Best practices if you do use Messenger
Review what a non-friend can see
Before you message anyone from a career fair, look at your profile the way a stranger might. Public profile photo, visible bio text, old public posts, and group membership clues all shape the first impression. You do not need a perfect profile, but you should know what context travels with your message.
Keep your first message short and specific
A good career-fair Messenger note should be easy to answer quickly. Mention where you met, who you are, and the exact next step you are asking for. Example: “Hi Jordan — we spoke at the State U career fair this afternoon about your data analyst internship. Thanks again for the advice. Would you prefer I follow up by email with my resume and application details?”
That works because it is polite, specific, and makes it easy to move the conversation to a more professional channel.
Do not dump sensitive information into chat
Messenger is not where you want to paste personal identifiers, salary paperwork, ID scans, or anything you would regret sending to the wrong person. Keep the app for lightweight follow-up, not sensitive materials.
Confirm the real company channel
If someone asks you to continue outside official channels, pause and verify. Real recruiters may use personal convenience tools sometimes, but legitimate hiring processes still usually connect back to a company domain, a formal application system, or a professional profile you can verify independently.

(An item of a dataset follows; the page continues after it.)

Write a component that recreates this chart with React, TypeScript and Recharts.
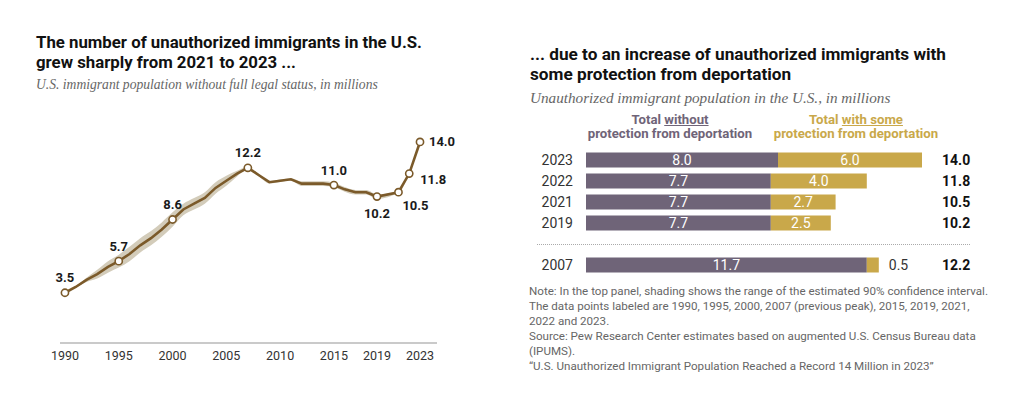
import { Area, Bar, BarChart, ComposedChart, LabelList, Line, XAxis, YAxis } from 'recharts'

const brown = '#7b5a2a'
const band = '#d3ccba'
const purple = '#6f6478'
const gold = '#c9a84a'

// left panel: total unauthorized population, millions (2020 not estimated)
const years = [
  1990, 1991, 1992, 1993, 1994, 1995, 1996, 1997, 1998, 1999, 2000, 2001, 2002, 2003, 2004, 2005,
  2006, 2007, 2008, 2009, 2010, 2011, 2012, 2013, 2014, 2015, 2016, 2017, 2018, 2019, 2021, 2022,
  2023,
]
const totals = [
  3.5, 3.9, 4.4, 4.8, 5.3, 5.7, 6.2, 6.8, 7.3, 7.9, 8.6, 9.3, 9.7, 10.1, 10.8, 11.3, 11.8, 12.2,
  11.7, 11.2, 11.3, 11.4, 11.1, 11.1, 11.1, 11.0, 10.7, 10.5, 10.5, 10.2, 10.5, 11.8, 14.0,
]
// 90% confidence interval (shaded)
const ciLow = [
  3.5, 3.85, 4.25, 4.5, 4.9, 5.25, 5.7, 6.3, 6.8, 7.4, 8.1, 8.9, 9.3, 9.7, 10.4, 10.95, 11.6,
  12.12, 11.62, 11.12, 11.22, 11.32, 10.94, 10.94, 10.94, 10.84, 10.54, 10.34, 10.34, 10.04, 10.5,
  11.8, 14.0,
]
const ciHigh = [
  3.5, 3.95, 4.55, 5.1, 5.7, 6.15, 6.7, 7.3, 7.8, 8.4, 9.1, 9.7, 10.1, 10.5, 11.2, 11.65, 12.0,
  12.28, 11.78, 11.28, 11.38, 11.48, 11.26, 11.26, 11.26, 11.16, 10.86, 10.66, 10.66, 10.36, 10.5,
  11.8, 14.0,
]
const tickYears = [1990, 1995, 2000, 2005, 2010, 2015, 2019, 2023]
const labeledYears = [1990, 1995, 2000, 2007, 2015, 2019, 2021, 2022, 2023]

// right panel
const barYears = ['2023', '2022', '2021', '2019', '', '2007']
const withoutProtection = [8.0, 7.7, 7.7, 7.7, null, 11.7]
const withProtection = [6.0, 4.0, 2.7, 2.5, null, 0.5]
const barTotals = ['14.0', '11.8', '10.5', '10.2', '', '12.2']

const lineData = years.map((year, i) => ({
  year,
  total: totals[i],
  ci: [ciLow[i], ciHigh[i]],
}))

const barData = barYears.map((year, i) => ({
  year,
  without: withoutProtection[i],
  withSome: withProtection[i],
  totalLabel: barTotals[i],
}))

// label offset from the point, by year
const labelOffset: Record<number, [number, number]> = {
  2019: [0, 17],
  2021: [17, 13],
  2022: [24, 6],
  2023: [22, 0],
}

const sans = 'Roboto, "Noto Sans", sans-serif'
const serif = '"Liberation Serif", "DejaVu Serif", serif'

function renderDot(props: any) {
  const { cx, cy, payload } = props
  if (!labeledYears.includes(payload.year)) return <g key={`d-${payload.year}`} />
  return (
    <circle
      key={`d-${payload.year}`}
      cx={cx}
      cy={cy}
      r={3.6}
      fill="#fff"
      stroke={brown}
      strokeWidth={1.6}
    />
  )
}

function renderPointLabel(props: any) {
  const { x, y, value, index } = props
  const year = years[index]
  if (!labeledYears.includes(year)) return null
  const [dx, dy] = labelOffset[year] ?? [0, -15]
  return (
    <text
      x={x + dx}
      y={y + dy}
      textAnchor="middle"
      dominantBaseline="central"
      fontFamily={sans}
      fontWeight={700}
      fontSize={13}
      fill="#1a1a1a"
    >
      {Number(value).toFixed(1)}
    </text>
  )
}

function renderWithLabel(props: any) {
  const { x, y, width, height, value } = props
  if (value == null) return null
  if (value < 1) {
    return (
      <text
        x={x + width + 10}
        y={y + height / 2}
        dominantBaseline="central"
        fontFamily={sans}
        fontSize={14}
        fill="#333"
      >
        {Number(value).toFixed(1)}
      </text>
    )
  }
  return (
    <text
      x={x + width / 2}
      y={y + height / 2}
      textAnchor="middle"
      dominantBaseline="central"
      fontFamily={sans}
      fontSize={14}
      fill="#fff"
    >
      {Number(value).toFixed(1)}
    </text>
  )
}

function renderWithoutLabel(props: any) {
  const { x, y, width, height, value } = props
  if (value == null) return null
  return (
    <text
      x={x + width / 2}
      y={y + height / 2}
      textAnchor="middle"
      dominantBaseline="central"
      fontFamily={sans}
      fontSize={14}
      fill="#fff"
    >
      {Number(value).toFixed(1)}
    </text>
  )
}

const titleStyle: React.CSSProperties = {
  position: 'absolute',
  fontFamily: sans,
  fontWeight: 700,
  fontSize: 17,
  lineHeight: '20px',
  color: '#111',
  whiteSpace: 'nowrap',
}

const subtitleStyle: React.CSSProperties = {
  position: 'absolute',
  fontFamily: serif,
  fontStyle: 'italic',
  color: '#666',
  whiteSpace: 'nowrap',
}

const headerStyle: React.CSSProperties = {
  position: 'absolute',
  top: 113,
  width: 200,
  textAlign: 'center',
  fontFamily: sans,
  fontWeight: 700,
  fontSize: 13.2,
  lineHeight: '14px',
}

export default function App() {
  return (
    <div
      style={{
        position: 'absolute',
        left: 0,
        top: 0,
        width: 1024,
        height: 394,
        background: '#fff',
        overflow: 'hidden',
      }}
    >
      {/* left panel */}
      <div style={{ ...titleStyle, left: 36, top: 32, fontSize: 16.8 }}>
        The number of unauthorized immigrants in the U.S.
        <br />
        grew sharply from 2021 to 2023 ...
      </div>
      <div style={{ ...subtitleStyle, left: 36, top: 77, fontSize: 13.6 }}>
        U.S. immigrant population without full legal status, in millions
      </div>
      <div style={{ position: 'absolute', left: 0, top: 0 }}>
        <ComposedChart
          width={460}
          height={394}
          data={lineData}
          margin={{ top: 127.6, right: 23, left: 60, bottom: 21 }}
        >
          <XAxis
            dataKey="year"
            type="number"
            domain={[1989.54, 2024.58]}
            allowDataOverflow
            ticks={tickYears}
            interval={0}
            height={30}
            tickLine={false}
            axisLine={{ stroke: '#b8b8b8', strokeWidth: 1.5 }}
            tick={{ fontFamily: sans, fontSize: 12.5, fill: '#333' }}
          />
          <YAxis hide domain={[0, 15]} />
          <Area
            dataKey="ci"
            type="monotone"
            stroke="none"
            fill={band}
            fillOpacity={1}
            isAnimationActive={false}
          />
          <Line
            dataKey="total"
            type="linear"
            stroke={brown}
            strokeWidth={2.6}
            dot={renderDot}
            activeDot={false}
            isAnimationActive={false}
          >
            <LabelList dataKey="total" content={renderPointLabel} />
          </Line>
        </ComposedChart>
      </div>

      {/* right panel */}
      <div style={{ ...titleStyle, left: 530, top: 44, fontSize: 17.2 }}>
        ... due to an increase of unauthorized immigrants with
        <br />
        some protection from deportation
      </div>
      <div style={{ ...subtitleStyle, left: 530, top: 89, fontSize: 15.2 }}>
        Unauthorized immigrant population in the U.S., in millions
      </div>
      <div style={{ ...headerStyle, left: 570, color: purple }}>
        Total <span style={{ textDecoration: 'underline' }}>without</span>
        <br />
        protection from deportation
      </div>
      <div style={{ ...headerStyle, left: 756, color: gold }}>
        Total <span style={{ textDecoration: 'underline' }}>with some</span>
        <br />
        protection from deportation
      </div>
      <div
        style={{
          position: 'absolute',
          left: 537,
          top: 244,
          width: 433,
          borderTop: '1.5px dotted #aaa',
        }}
      />
      <div style={{ position: 'absolute', left: 500, top: 140 }}>
        <BarChart
          width={480}
          height={146}
          data={barData}
          layout="vertical"
          barSize={15}
          margin={{ top: 9.5, right: 8, left: 26, bottom: 10.5 }}
        >
          <XAxis type="number" hide domain={[0, 14]} />
          <YAxis
            yAxisId="left"
            type="category"
            dataKey="year"
            width={60}
            axisLine={false}
            tickLine={false}
            tickSize={0}
            tickMargin={13}
            interval={0}
            tick={{ fontFamily: sans, fontSize: 14, fill: '#333' }}
          />
          <YAxis
            yAxisId="right"
            orientation="right"
            type="category"
            dataKey="totalLabel"
            width={50}
            axisLine={false}
            tickLine={false}
            tickSize={0}
            tickMargin={20}
            interval={0}
            tick={{ fontFamily: sans, fontSize: 14, fontWeight: 700, fill: '#111' }}
          />
          <Bar dataKey="without" stackId="a" yAxisId="left" fill={purple} isAnimationActive={false}>
            <LabelList dataKey="without" content={renderWithoutLabel} />
          </Bar>
          <Bar dataKey="withSome" stackId="a" yAxisId="left" fill={gold} isAnimationActive={false}>
            <LabelList dataKey="withSome" content={renderWithLabel} />
          </Bar>
        </BarChart>
      </div>

      {/* notes */}
      <div
        style={{
          position: 'absolute',
          left: 529,
          top: 284,
          fontFamily: sans,
          fontSize: 11.6,
          lineHeight: '15px',
          color: '#666',
          whiteSpace: 'nowrap',
        }}
      >
        Note: In the top panel, shading shows the range of the estimated 90% confidence interval.
        <br />
        The data points labeled are 1990, 1995, 2000, 2007 (previous peak), 2015, 2019, 2021,
        <br />
        2022 and 2023.
        <br />
        Source: Pew Research Center estimates based on augmented U.S. Census Bureau data
        <br />
        (IPUMS).
        <br />
        “U.S. Unauthorized Immigrant Population Reached a Record 14 Million in 2023”
      </div>
    </div>
  )
}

Capture the useful details elsewhere
After the chat, move the important notes into your own tracking system right away. Save the recruiter’s name, company, role, and promised next step in a spreadsheet, notes app, or email folder. That prevents Messenger from becoming a black hole of half-remembered opportunities.
Should you make a separate Facebook account for career fairs?
Usually, no. A second social profile is awkward to maintain and can look strange if it has little activity or weak identity signals. If you need separation badly enough to consider a second Facebook account, that is often a clue that Facebook Messenger should not be your default recruiting channel in the first place.
A dedicated job-search email, a separate calendar, or a cleaner LinkedIn workflow is usually a more practical way to create boundaries without inventing a second social persona.
A quick decision checklist
Messenger is probably reasonable if most of these are true:
- You already met the person at the career fair or share a real event context.
- The message is short, simple, and low-risk.
- Your profile does not reveal anything you would be uncomfortable attaching to a job-search conversation.
- You are happy to move the conversation to email for anything important.
- You have independently verified who the person is.
Messenger is probably the wrong choice if most of these are true:
- You are making first contact out of the blue.
- You want a polished and professional first impression.
- You need a reliable record of what was said.
- You do not want your personal Facebook presence tied to the interaction.
- You are already overwhelmed by post-fair follow-up and need more structure, not less.
Final answer
So, should you use Facebook Messenger for career fairs? Sometimes, but mostly as a warm follow-up or convenience channel rather than the main recruiting path. It can help when the context is already real and the task is simple, but it is a weaker default when privacy, professionalism, and long-term follow-up matter.
For most people, the smarter approach is simple: use email or LinkedIn first, keep your main job-search records outside chat apps, and treat Messenger as optional support rather than the center of your career-fair communication. That gives you the speed of a casual message without giving up control of your boundaries.